### Given instruction:
Pictures stay out of this copy, which runs from the first line of the material through the line containing "const xTitle = 'Коэффициент".
※
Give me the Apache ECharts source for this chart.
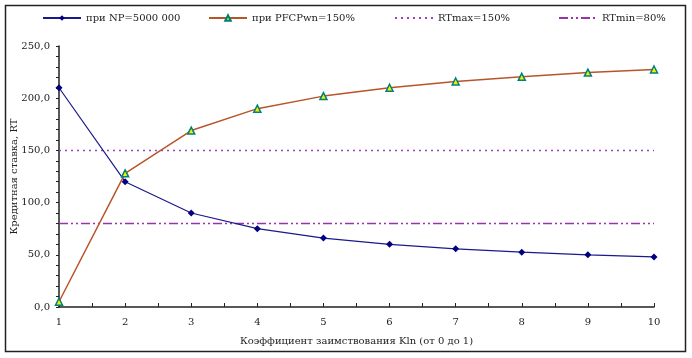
<!DOCTYPE html>
<html><head><meta charset="utf-8">
<script src="https://cdn.jsdelivr.net/npm/echarts@6/dist/echarts.min.js"></script>
<style>html,body{margin:0;padding:0;background:#fff}#c{width:692px;height:358px}</style>
</head><body><div id="c"></div>
<script>
const xValues = [1,2,3,4,5,6,7,8,9,10];
const npValues = [210,120,90,75,66,60,55.7,52.5,50,48];
const pfcpValues = [5,128,169,190,202,210,216,220.5,224.5,227.5];
const rtMaxValues = [150,150,150,150,150,150,150,150,150,150];
const rtMinValues = [80,80,80,80,80,80,80,80,80,80];
const seriesNames = ['при NP=5000 000','при PFCPwn=150%','RTmax=150%','RTmin=80%'];
const yTitle = 'Кредитная ставка, RT';
const xTitle = 'Коэффициент заимствования Kln (от 0 до 1)';

const pair = v => v.map((y,i)=>[xValues[i], y]);
const font = 'DejaVu Serif';
const txt = {fontFamily: font, fontSize: 10, color: '#222'};
const chart = echarts.init(document.getElementById('c'), null, {renderer:'canvas'});
const legendPos = [42, 208, 394, 558];
chart.setOption({
  animation: false,
  textStyle: {fontFamily: font},
  graphic: [{type:'rect', shape:{x:5.5,y:5.5,width:680,height:346}, style:{fill:'none', stroke:'#222', lineWidth:1.5}, silent:true}],
  legend: seriesNames.map((n,i)=>({data:[i>=2 ? {name:n, itemStyle:{opacity:0}} : n], left: legendPos[i], top: 13, itemWidth: 38, itemHeight: 7, itemGap: 4, textStyle: txt, padding: 0})),
  grid: {left: 59, right: 38, top: 46, bottom: 51, containLabel: false, outerBoundsMode: 'none'},
  xAxis: {
    type: 'value', min: 1, max: 10, interval: 1,
    name: xTitle, nameLocation: 'middle', nameGap: 29, nameMoveOverlap: false, nameTextStyle: txt,
    axisLine: {lineStyle: {color: '#222', width: 1.5}},
    axisTick: {inside: true, length: 4, lineStyle: {color:'#222'}},
    minorTick: {show: true, splitNumber: 2, length: 4, lineStyle: {color:'#222'}},
    axisLabel: Object.assign({margin: 10}, txt),
    splitLine: {show: false}
  },
  yAxis: {
    type: 'value', min: 0, max: 250, interval: 50,
    name: yTitle, nameLocation: 'middle', nameGap: 40, nameMoveOverlap: false, nameRotate: 90, nameTextStyle: txt,
    axisLine: {show: true, lineStyle: {color: '#222', width: 1.5}},
    axisTick: {show: true, length: 3, lineStyle: {color:'#222'}},
    minorTick: {show: true, splitNumber: 5, length: 3, lineStyle: {color:'#222'}},
    axisLabel: Object.assign({margin: 9, formatter: v => v.toFixed(1).replace('.', ',')}, txt),
    splitLine: {show: false}
  },
  series: [
    {name: seriesNames[2], type: 'line', data: pair(rtMaxValues), symbol: 'none', lineStyle: {color: '#a040c0', width: 1.5, type: [2,4]}, itemStyle:{color:'#a040c0'}},
    {name: seriesNames[3], type: 'line', data: pair(rtMinValues), symbol: 'none', lineStyle: {color: '#9933aa', width: 1.5, type: [9,3,2,3,2,3]}, itemStyle:{color:'#9933aa'}},
    {name: seriesNames[0], type: 'line', data: pair(npValues), symbol: 'diamond', symbolSize: 7, lineStyle: {color: '#1a1a8c', width: 1.2}, itemStyle: {color: '#000080'}},
    {name: seriesNames[1], type: 'line', data: pair(pfcpValues), symbol: 'triangle', symbolSize: 7, lineStyle: {color: '#b8542a', width: 1.5}, itemStyle: {color: '#f0f000', borderColor: '#00807a', borderWidth: 1.5}}
  ]
});
</script></body></html>
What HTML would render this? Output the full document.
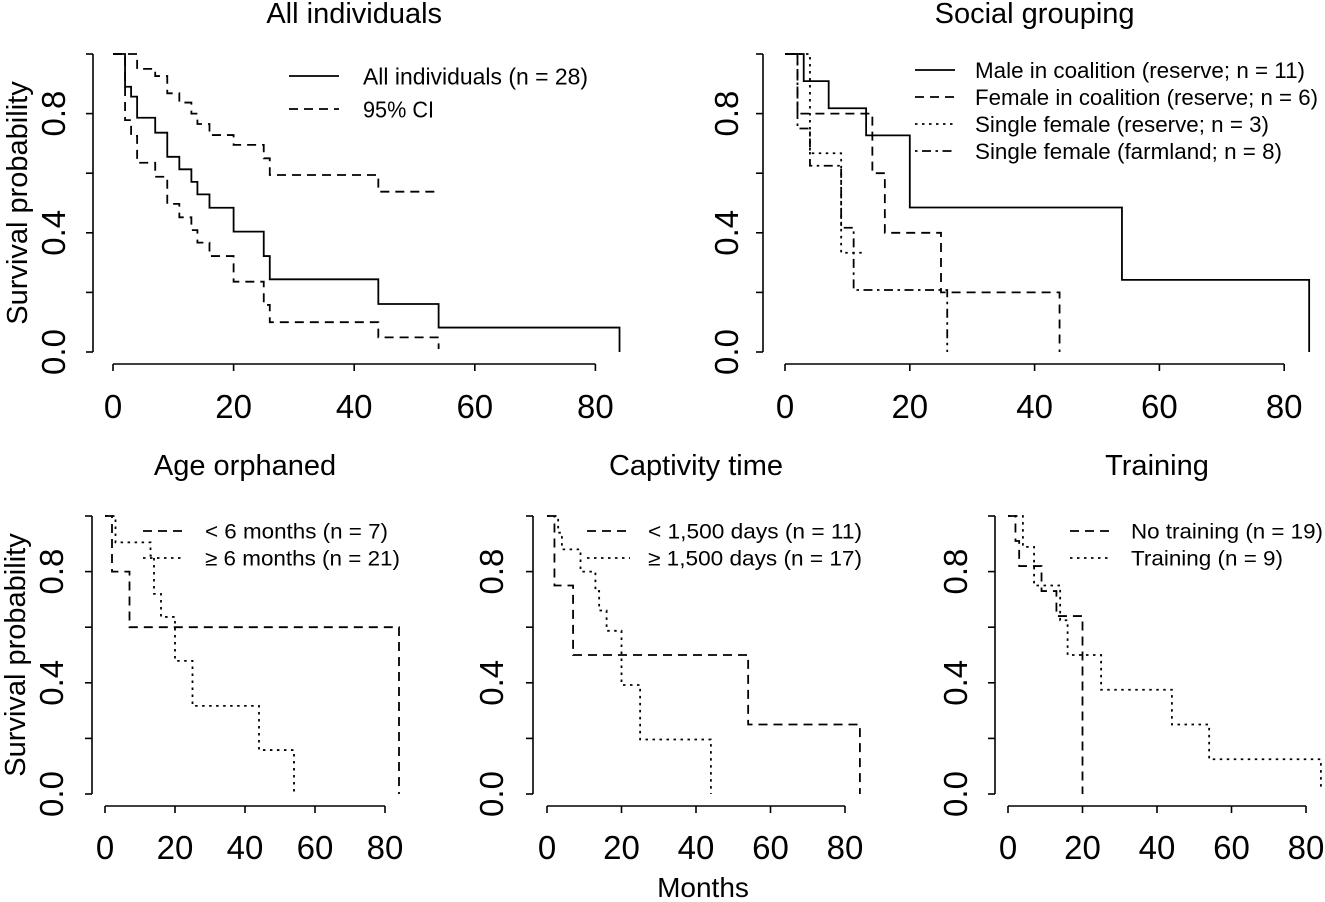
※
### In response:
Give me the Apache ECharts source for this chart.
<!DOCTYPE html>
<html><head><meta charset="utf-8">
<script src="https://cdn.jsdelivr.net/npm/echarts@6/dist/echarts.min.js"></script>
<style>html,body{margin:0;padding:0;background:#fff}#c{width:692px;height:358px}</style>
</head><body><div id="c"></div>
<script>
const xValues = [1,2,3,4,5,6,7,8,9,10];
const npValues = [210,120,90,75,66,60,55.7,52.5,50,48];
const pfcpValues = [5,128,169,190,202,210,216,220.5,224.5,227.5];
const rtMaxValues = [150,150,150,150,150,150,150,150,150,150];
const rtMinValues = [80,80,80,80,80,80,80,80,80,80];
const seriesNames = ['при NP=5000 000','при PFCPwn=150%','RTmax=150%','RTmin=80%'];
const yTitle = 'Кредитная ставка, RT';
const xTitle = 'Коэффициент заимствования Kln (от 0 до 1)';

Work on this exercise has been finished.